Pay them biweekly.
Yes, there are many things you could do, but one item that has a quick turnaround on happiness is just this. If you would like to change pay frequencies, simply reach out to Journey, and ask us how we can help your situation! Before you officially decide a change is best, please read on!
Is it really that simple?
First, let’s take a step back and look at different pay frequencies and how they impact both your business and your employees. The four most commonly used payroll schedules are weekly, biweekly (which means every two weeks), semi-monthly (which means twice a month), and monthly. Keep in mind that most states have set payday frequency requirements. You can always choose to pay more frequently, but not less. In Colorado and Delaware, for instance, employers can opt for any one of the four schedules, but at a minimum, must pay their employees on a monthly basis. In Arizona, employers cannot pay their employees monthly and must stick with semi-monthly, bi-weekly, or weekly. Compare that to Connecticut, where employees must be paid weekly.
A weekly payroll is a popular option for trade industries like construction, manufacturing, and plumbing. There is a certain amount of security for the employer when projects can be held up by weather, permitting issues, and client funding. Employees prefer the regular cashflow, which allows them to better manage their personal finances, and the ability to easily track overtime hours.
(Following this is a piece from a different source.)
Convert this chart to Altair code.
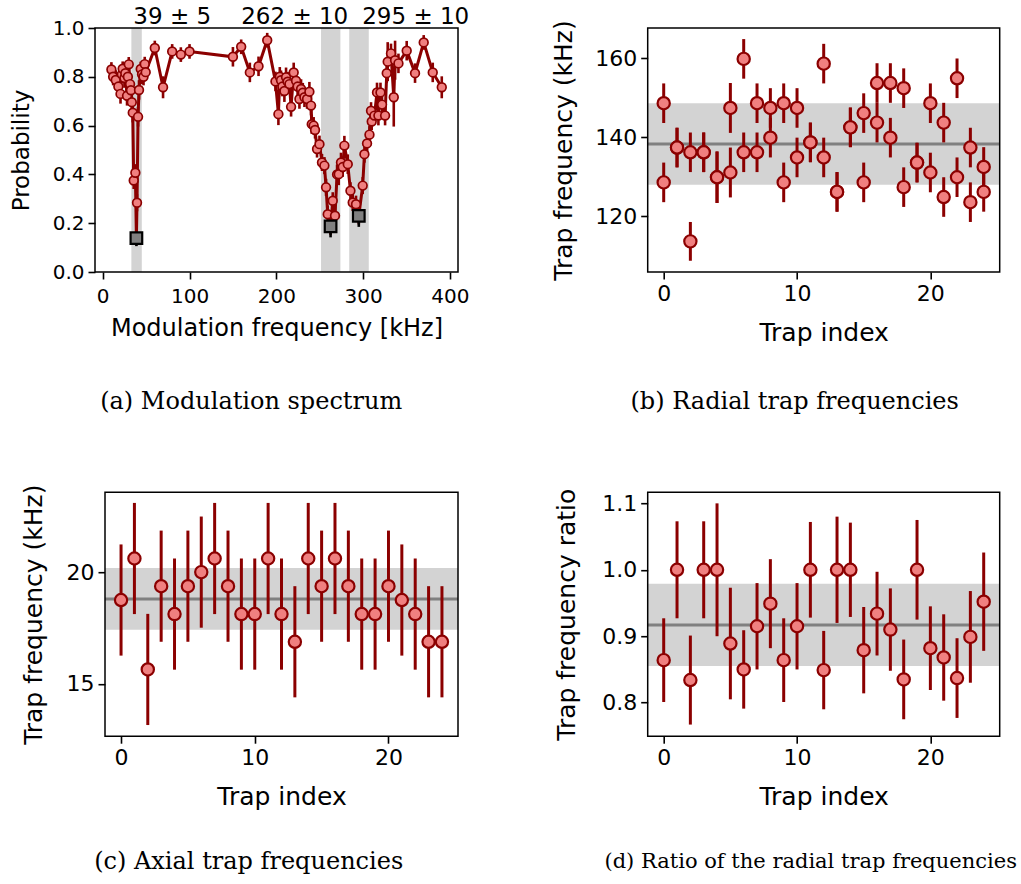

Weekly payroll can be cost prohibitive, which is why other industries shy away. Journey payroll services, like other payroll companies, charge per payroll run. Even though the cost per payroll is less, you have double the payrolls to run versus a bi-weekly payroll and therefore your annual costs will increase. Does that matter if your employees love you for paying them weekly? That’s up to each employer individually as they weight the cost vs rewards.
Biweekly vs. Semi-Monthly
Biweekly (every two weeks) and semi-weekly (twice a month) are the most common payroll frequencies. While the differences seem minor, choosing one way or the other can make a big difference for your company.
Tom Campbell, a partner and the CFO of Toolbox Creative in Fort Collins, pays his staff on a semi-monthly basis. From his perspective, it makes managing expenses and cash flow less of a headache.
“We budget our expenses monthly and salary is always our biggest expense. Semi-monthly creates 24 clean, predictable payments. Bi-weekly creates 26 payments, so we’d have two months that have three pay periods.”
As a Journey Employer Solutions client, Tom looks to us for advice and recommendations. “We know we can trust Journey to make sure we’re doing everything right and getting the most out of a payroll service,” he says.
Bi-Weekly payroll frequency has other benefits as Sue Shirley, Executive V.P. of Journey Employer Solution points out. “Most employers lean slightly towards bi-weekly payroll schedule. First, from an overtime standpoint, you have two 40-hour weeks which makes your overtime calculations much more straightforward. Second, employees don’t need to wonder what day of the week they’ll be paid on and therefore employees could prefer this method. At the end of the day, each business has their own culture and there’s no wrong frequency to choose, as long as it’s within the state guidelines.”